Standard Deviation and Variance
You run two recurring email campaigns. Campaign A averages a 4% click rate across the last twelve sends. Campaign B also averages 4%. Your communications lead says they perform the same. But when you look at the individual sends, Campaign A ranges from 3.5% to 4.5%. Campaign B swings between 1% and 9%. Those are not the same campaign. One is steady. The other is a coin toss.
The mean alone, which we explored in Day 1, cannot tell you this. It collapses all the variation into a single number and throws the rest away. To see the full picture, you need a way to measure how spread out your data is. That's what standard deviation does.
Think of it this way. The mean is the center of gravity of your data. The standard deviation tells you how tightly everything clusters around that center. A small standard deviation means most values are close to the average. A large one means they're scattered all over the place. Campaign A has a small standard deviation. Campaign B has a large one.

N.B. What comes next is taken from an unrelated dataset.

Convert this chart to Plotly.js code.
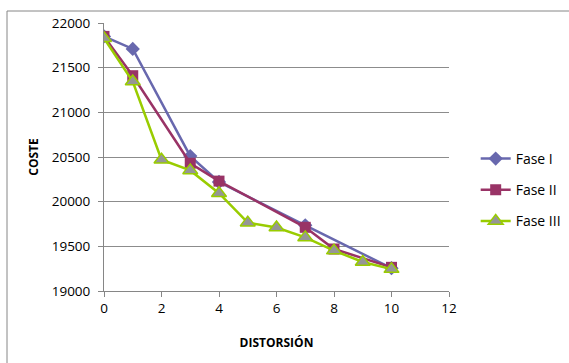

The calculation itself is straightforward in principle, even if the name sounds intimidating. You start by finding the mean. Then, for each data point, you measure how far it sits from the mean. Some points are above, some below. You square those distances (which makes them all positive and punishes big deviations more than small ones). Then you average all those squared distances. That average of squared distances is called the variance. Take the square root of the variance, and you get the standard deviation, which brings you back to the original units. If your data is in percentages, the standard deviation is also in percentages. If it's in euros, the standard deviation is in euros.
Standard deviation and variance measure the same thing, just on different scales. Variance is useful in formulas and statistical models. Standard deviation is useful when you want to talk about your data in terms people actually understand. If someone tells you the average donation is €30 with a standard deviation of €5, you can picture most donations landing between €25 and €35. If the standard deviation is €50, the average is nearly meaningless because donations are all over the map. When outliers inflate the standard deviation, the interquartile range from Day 3 offers a more resistant alternative.
This shows up constantly in nonprofit work. When you report program outcomes to a funder, saying "participants improved their test scores by an average of 12 points" sounds great. But if the standard deviation is 20 points, that means some participants improved by 30 and others got worse. The funder deserves to know both numbers. In A/B testing, the standard deviation of your metric determines how long you need to run the test before you can trust the results. High variance means you need more data. In budgeting, knowing the standard deviation of monthly donation revenue tells you how much cash reserve you actually need. An organization with steady revenue and one with volatile revenue need very different buffers, even if their annual totals match.
Volunteer shift attendance is another good example. If your food bank schedules 20 volunteers per shift and the average actually showing up is 18, that sounds fine. But if the standard deviation is 6, it means some days you get 12 and other days you get 24. You need a plan for both extremes, not just the average.
The average tells you where the center is. The standard deviation tells you whether you can trust the center. A tight spread means the average is reliable. A wide spread means it's just a number.
See It
Drag the slider to change how spread out the donations are. Watch the standard deviation update and see how the same mean can tell very different stories.
Reflect
Think about a metric your organization tracks regularly, like email open rates, monthly donations, or event attendance. You probably know the average. But do you know how much it varies from month to month? Would it change any decisions if you did?
When your team says a campaign "usually" gets a certain result, are they describing a tight cluster or a wide range? How confident should you actually be in that "usually"?